Currently, there are 2,800 command sponsored (the military pays transportation) families in South Korea, with another 1,500 due in the next year. In addition, there are 1,700 families that paid their own way over. Thus by next year, there will be 6,000 families in South Korea, meaning about half the married troops will be "accompanied" (by their families.) There are about 25,000 U.S. troops in South Korea, some 85 percent of them army.
To come over with your family, troops have to agree to a two or three year tour in South Korea. They will also get an additional $300 a month, because some of the U.S. bases are still out in the boondocks, and families will not always be living at the same base as their soldier works. Lots of commuting. There are still a few bases that, for a while yet, will still be only for troops on hardship tours.
For as long as U.S. troops have been there, they served one year tours in South Korea, and could not bring their families with them. Going to South Korea was known as an "unaccompanied" (by family) tour. More colloquially, it was called a "hardship tour," but it was only rough on the married troops. The single guys, and many of the married ones, took advantage of the cheap booze and inexpensive prostitutes to take the edge off the "hardship." But in the last three decades, South Korea has turned into a first world economy, with all the amenities that Americans take for granted. The hookers are not only more expensive, but increasingly illegal. South Korea is now more like Japan and Germany, which have been off the "hardship tour" list since the 1960s.

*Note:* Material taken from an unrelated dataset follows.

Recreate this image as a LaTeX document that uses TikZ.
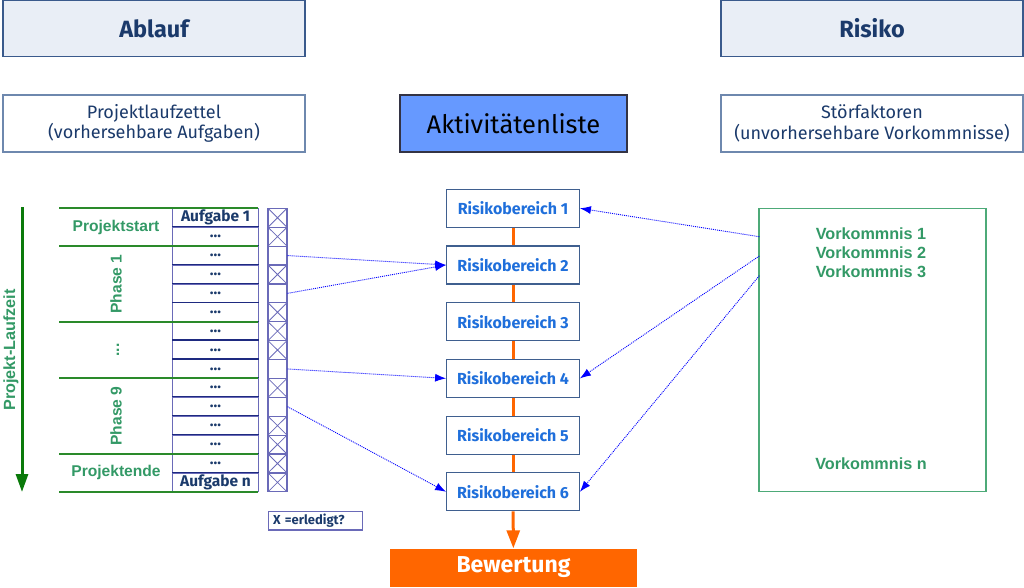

At the same time, the U.S. forces in South Korea have shrunk from over 100,000 troops in the early 50s (after the war ended), to 25,000. These days, the well equipped South Korea forces are believed capable of handling any invasion from the north. At the same time, communist North Korea has suffered famine and economic collapse since the end of the Cold War in 1991, and the end of Russian and Chinese subsidies that propped up the mismanaged economy. The North Korean military has, especially in the last decade, declined because of fuel shortages, which limited training. There hasn't been much money for new equipment, either, and the current stuff is falling apart. The North Koreans are still a threat, but South Korea is more worried about the human and fiscal fallout from a collapse of the North Korean government, than a reunification of Korea. That chaos will be paid for by the newly affluent taxpayers of South Korea, and the policed initially by South Korean troops. The small American force will, as always, be there mainly to guarantee U.S. reinforcements if the Chinese march into South Korea via North Korea, or the North Korea come across the border and get lucky.